Sue Gardner, a Canadian journalist and former executive director of the Wikimedia Foundation, said, “It’s a funny habit to write encyclopedia entries. It’s not a mass taste.”
When Encyclopedia Britannica was still publishing its annual Yearbook, I wrote the bridge entry and did not consider it a funny habit — but each to her or his own taste.
We could fill a chunk of an encyclopedia with deals in which players did not watch their entries carefully enough. In this layout, South is in four hearts. West leads the diamond ace. When East signals enthusiastically with his nine, West continues with the diamond king and another diamond. East wins the third trick with his queen and shifts to a spade. How should South continue?
When South jumped to four hearts, he wondered if four spades might have been better, but had no sensible way to investigate.
South must play his trump suit without loss. We all know the “eight ever” ditty that advises finessing as the percentage action. But should declarer cash a high heart first?

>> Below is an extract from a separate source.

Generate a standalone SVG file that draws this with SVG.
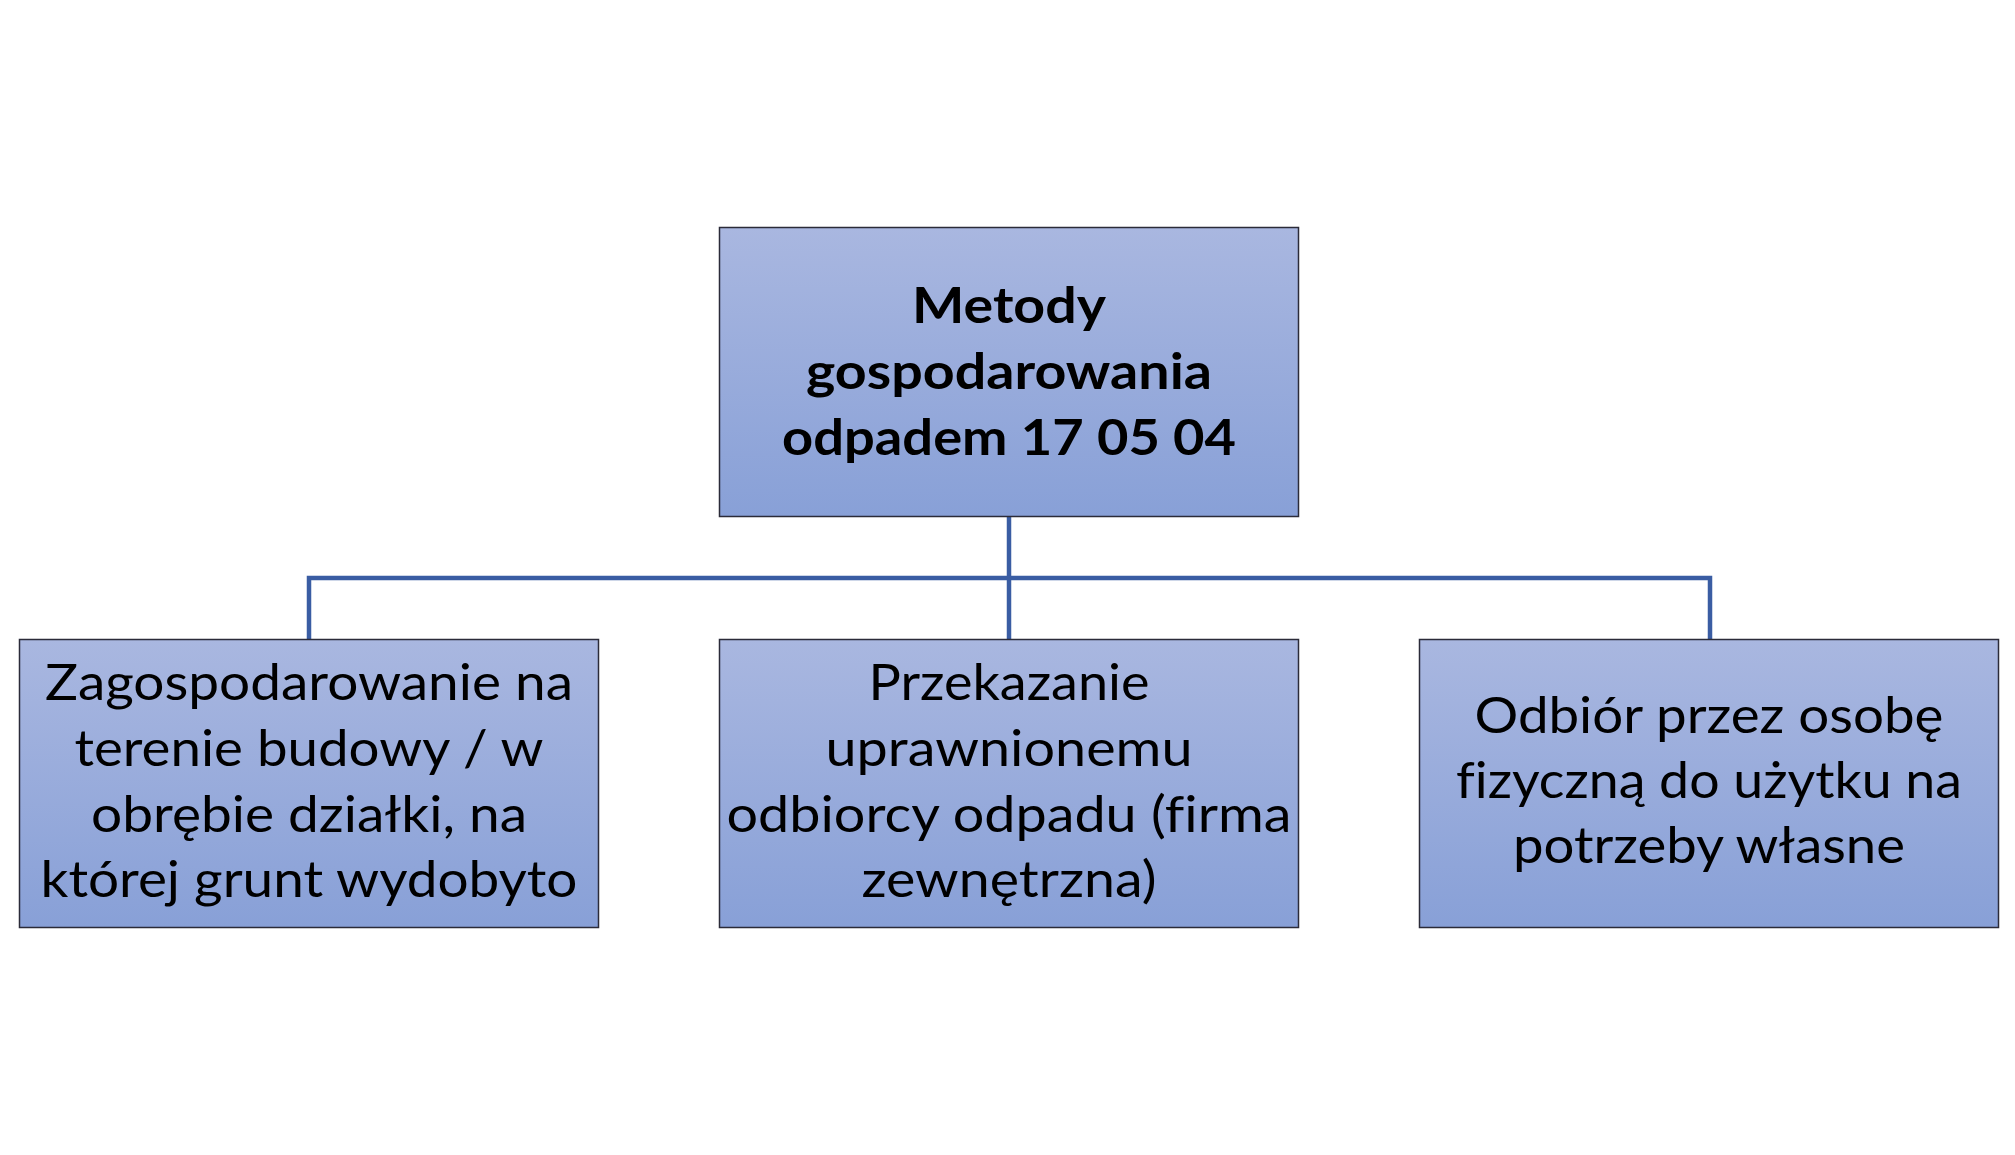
<svg xmlns="http://www.w3.org/2000/svg" width="2015" height="1155" viewBox="0 0 2015 1155">
<defs>
<linearGradient id="g" x1="0" y1="0" x2="0" y2="1">
<stop offset="0" stop-color="#A9B7E0"/>
<stop offset="1" stop-color="#88A0D7"/>
</linearGradient>
</defs>
<style>
.box{fill:url(#g);stroke:#2B2B38;stroke-width:1.5}
.t{font-family:Lato,"Open Sans","Liberation Sans",sans-serif;font-size:50px;fill:#000;text-anchor:middle;font-variant-ligatures:none}
.b{font-weight:bold}
.c{fill:none;stroke:#3A5DA3;stroke-width:4.5}
</style>
<rect width="2015" height="1155" fill="#fff"/>
<g id="connectors">
<path class="c" d="M1009 516 V639"/>
<path class="c" d="M309 639 V578 H1710 V639"/>
</g>
<g id="root">
<rect class="box" x="719.5" y="227.5" width="579" height="289"/>
<text class="t b" x="1009" y="323" textLength="194" lengthAdjust="spacingAndGlyphs">Metody</text>
<text class="t b" x="1009" y="389" textLength="406" lengthAdjust="spacingAndGlyphs">gospodarowania</text>
<text class="t b" x="1009" y="455" textLength="454" lengthAdjust="spacingAndGlyphs">odpadem 17 05 04</text>
</g>
<g id="left">
<rect class="box" x="19.5" y="639.5" width="579" height="288"/>
<text class="t" x="309" y="700" textLength="528" lengthAdjust="spacingAndGlyphs">Zagospodarowanie na</text>
<text class="t" x="309" y="766" textLength="469" lengthAdjust="spacingAndGlyphs">terenie budowy / w</text>
<text class="t" x="309" y="832" textLength="436" lengthAdjust="spacingAndGlyphs">obrębie działki, na</text>
<text class="t" x="309" y="897" textLength="537" lengthAdjust="spacingAndGlyphs">której grunt wydobyto</text>
</g>
<g id="middle">
<rect class="box" x="719.5" y="639.5" width="579" height="288"/>
<text class="t" x="1009" y="700" textLength="281" lengthAdjust="spacingAndGlyphs">Przekazanie</text>
<text class="t" x="1009" y="766" textLength="367" lengthAdjust="spacingAndGlyphs">uprawnionemu</text>
<text class="t" x="1009" y="832" textLength="565" lengthAdjust="spacingAndGlyphs">odbiorcy odpadu (firma</text>
<text class="t" x="1009" y="897" textLength="295" lengthAdjust="spacingAndGlyphs">zewnętrzna)</text>
</g>
<g id="right">
<rect class="box" x="1419.5" y="639.5" width="579" height="288"/>
<text class="t" x="1709" y="733" textLength="469" lengthAdjust="spacingAndGlyphs">Odbiór przez osobę</text>
<text class="t" x="1709" y="798" textLength="506" lengthAdjust="spacingAndGlyphs">fizyczną do użytku na</text>
<text class="t" x="1709" y="863" textLength="392" lengthAdjust="spacingAndGlyphs">potrzeby własne</text>
</g>
</svg>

If the suit is 3-2, South will get home if East has the queen and fail when West has her majesty. But if East started with four hearts, he is four times more likely to have the queen than West. (There are four low singletons that West can hold and there is only one singleton queen.) So declarer should take two heart finesses, which requires two dummy entries.
South must overtake his spade jack with dummy’s queen and play a heart to his jack. Then he should overtake his club king with dummy’s ace, repeat the heart finesse, draw trumps and claim.